Here is another idea: combining states.

This is a plan for 8 "Californias" letting CA stand alone and then combining other states along cultural lines until there are only 8 states in total with between 50-60 CDs worth of population each.  The downside is that a COI nightmare Louisiana Purchase state from the Mississippi to the Pacific NW is basically unavoidable:



New States:

Adams (NJ+NY+New England): 60 CDs, 62 EV, Safe D
Jefferson (NC+VA+DC+MD+PA+DE): 52 CDs, 54 EV, Lean D?
Pinckney (FL+GA+SC): 48 CDs, 50 EV, Likely R
Jackson (AR+LA+MS+AL+TN+KY+WV+OH): 55 CDs, 57 EV, Safe R
Lincoln (MN+WI+IL+IN+MI): 57 CDs, 59 EV, Likely D
Houston (TX+NM+AZ+OK): 51 CDs, 53 EV, Safe R (isn't this still Hispanic plurality?)
Sacagawea (AK+HI+WA+OR+ID+NV+UT+MT+WY+CO+ND+SD+NE+KS+MO+IA): 59 CDs, 61 EV, lean R?
Fremont (CA): 53 CDs, 55 EV, Safe D

Northern OH and Western PA probably hate me right now...

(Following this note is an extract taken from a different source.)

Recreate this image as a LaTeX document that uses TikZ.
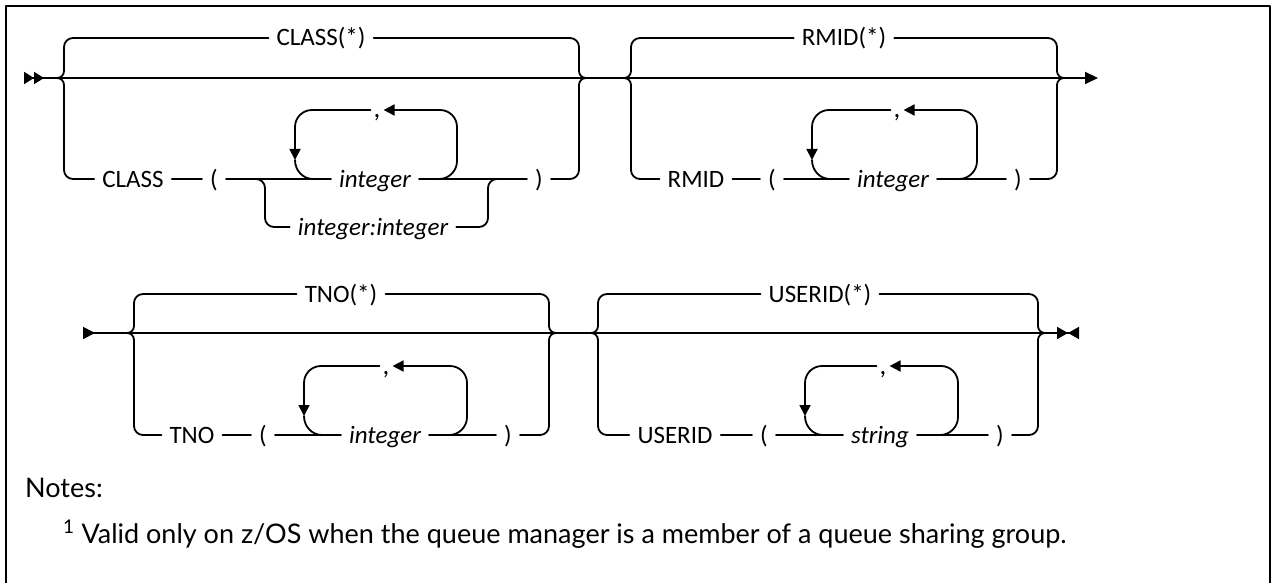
\documentclass[tikz,border=0pt]{standalone}
\usepackage{fontspec}
\setmainfont{Carlito}
\newfontfamily\notefont{Lato}
\usetikzlibrary{arrows.meta,positioning}

\begin{document}
\begin{tikzpicture}[x=1pt,y=-1pt,>=Latex,line cap=round,line join=round]
\path[use as bounding box,fill=white] (0,0) rectangle (1274,583);
\tikzset{track/.style={draw=black,line width=1.8pt},kw/.style={font=\fontsize{25}{30}\selectfont,inner xsep=8pt,inner ysep=0pt,text height=16pt,text depth=0pt},var/.style={kw,font=\fontsize{25}{30}\selectfont\itshape},sepc/.style={kw,inner xsep=3pt,font=\fontsize{27}{30}\selectfont},loopa/.style={track,-{Triangle[length=11pt,width=11pt]}},notetext/.style={anchor=base west,inner sep=0pt,font=\notefont\fontsize{27}{32}\selectfont}}
\draw[line width=2pt] (6,583) -- (6,6) -- (1270,6) -- (1270,583);
\node[kw] (clsstar) at (321,38) {CLASS(*)}; \node[kw] (cls) at (133,179) {CLASS}; \node[kw] (po1) at (214,179) {(}; \node[var] (int1) at (375,179) {integer}; \node[kw] (pc1) at (539,179) {)}; \node[sepc] (cm1) at (377,110) {,}; \node[var] (ii) at (373,227) {integer:integer};
\node[kw] (rmstar) at (844,38) {RMID(*)}; \node[kw] (rm) at (696,179) {RMID}; \node[kw] (po2) at (772,179) {(}; \node[var] (int2) at (893,179) {integer}; \node[kw] (pc2) at (1018,179) {)}; \node[sepc] (cm2) at (897,110) {,};
\node[kw] (tnstar) at (341,294) {TNO(*)}; \node[kw] (tn) at (192,435) {TNO}; \node[kw] (po3) at (263,435) {(}; \node[var] (int3) at (385,435) {integer}; \node[kw] (pc3) at (508,435) {)}; \node[sepc] (cm3) at (386,366) {,};
\node[kw] (usstar) at (820,294) {USERID(*)}; \node[kw] (us) at (675,435) {USERID}; \node[kw] (po4) at (764,435) {(}; \node[var] (str) at (880,435) {string}; \node[kw] (pc4) at (1000,435) {)}; \node[sepc] (cm4) at (883,366) {,};
\draw[track,{Triangle[reversed,length=10pt,width=12pt]Triangle[reversed,length=10pt,width=12pt]}-{Triangle[length=13pt,width=12pt]}] (24,78) -- (1098,78);
\draw[track,{Triangle[reversed,length=12pt,width=12pt]}-{Triangle[length=11pt,width=12pt]Triangle[reversed,length=11pt,width=12pt]}] (83,333) -- (1079,333);
\foreach \l/\r/\t/\m/\b/\s/\k/\p/\v/\c in {64/579/38/78/179/clsstar/cls/po1/int1/pc1,631/1057/38/78/179/rmstar/rm/po2/int2/pc2,134/549/294/333/435/tnstar/tn/po3/int3/pc3,598/1038/294/333/435/usstar/us/po4/str/pc4}{
\draw[track] (\l-7,\m) to[out=0,in=-90] (\l,\m-7) -- (\l,\t+9) to[out=90,in=180] (\l+9,\t) -- (\s.west) (\s.east) -- (\r-9,\t) to[out=0,in=90] (\r,\t+9) -- (\r,\m-7) to[out=-90,in=180] (\r+7,\m);
\draw[track] (\l-7,\m) to[out=0,in=90] (\l,\m+7) -- (\l,\b-9) to[out=-90,in=180] (\l+9,\b) -- (\k.west) (\k.east) -- (\p.west) (\p.east) -- (\v.west) (\v.east) -- (\c.west) (\c.east) -- (\r-9,\b) to[out=0,in=-90] (\r,\b-9) -- (\r,\m+7) to[out=90,in=180] (\r+7,\m);
}
\foreach \a/\z/\t/\m/\c in {295/457/110/179/cm1,812/977/110/179/cm2,304/467/366/435/cm3,805/958/366/435/cm4}{
\draw[loopa] (\z-18,\m) to[out=0,in=-90] (\z,\m-18) -- (\z,\t+17) to[out=90,in=0] (\z-17,\t) -- (\c.east);
\draw[loopa] (\c.west) -- (\a+17,\t) to[out=180,in=90] (\a,\t+17) -- (\a,\m-19);
\draw[track] (\a,\m-19) to[out=-90,in=180] (\a+18,\m);
}
\draw[track] (256,179) to[out=0,in=90] (265,188) -- (265,218) to[out=-90,in=180] (274,227) -- (ii.west) (ii.east) -- (479,227) to[out=0,in=-90] (488,218) -- (488,188) to[out=90,in=180] (497,179);
\node[notetext] (notes) at (25,497) {Notes:};
\node[notetext] (fn) at (63,543) {\textsuperscript{1} Valid only on z/OS when the queue manager is a member of a queue sharing group.};
\end{tikzpicture}
\end{document}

I think a mountain west/plains split makes more sense here. (60, 57, 52, 59, 55, 51, 49, 53)




Your's is visually more attractive and probably has more swing states.  The northern plains and South Florida officially hate you now, though.  The only truly uncontroversial parts are CA and the Northeast because you are forced to draw an NY+New England state to maintain contiguity.  South Florida really can't win in any permutation, but your map gives them absolutely no hope.  I also like that I've managed to preserve 2 pretty rural states (Jackson and Sacagawea) given that 20ish% of the population is still rural.  Yours looks like:

NE state: Safe D
Rust Belt state: Toss Up
DC Area + Appalachian state: Toss Up? (will be D in the near future if not now)
Florida+Deep South: Safe R
TX+OK+LA+AR: Even Safer R (Is this state majority-minority?)
IL+WI+Northern Plains: Is it still Lean D?
Mountain West: Lean D? I think the small hard right states are swamped by the bigger D states?
CA: Safe D

Interestingly, it seems really hard to do this without 5 of the 8 states favoring Democrats.  It's the opposite effect that we see when we divide states and the Republicans gain a bigger and bigger EC advantage.  Could this be because each large state basically has to take in a huge city somewhere?

In 2012 Romney just carries the Mountain West so it's R+2. The Northern Plains goes almost exactly the same as Obama's winning national margin so call it D+0, a tossup. The Rust Belt also goes at less than a half percent above Obama's winning margin so that's also a D+0 tossup. And in the Cumberland Gap states Romney wins by 2,769 votes, so it would be R+2.

Over all the map is 2R, 2r, 2e, 2D and it actually leans R. If these states were the EC, Obama squeaks by 233 to 219.

Interesting.  So my Sacagawea would definitely be a Romney win then (IA+MO is right of AZ+NM).  And my Jefferson should be solidly Lean D if Obama because I am trading TN+WV+KY for PA.  IN clearly doesn't offset IL+WI+MI+MN so my map is also 4D-4R last year (although McCain probably lost Sacagawea in 2008).  With the sizes of my states, my EC is: 228 Obama/221 Romney

It would be pretty hard to avoid 228D/221R in a close election (although Bush might have won Jefferson in 2004).  Jefferson is now going to be more D than Sacagawea is R so my map probably is D-favoring (largely by virtue of the forced NYC+New England state being so populous).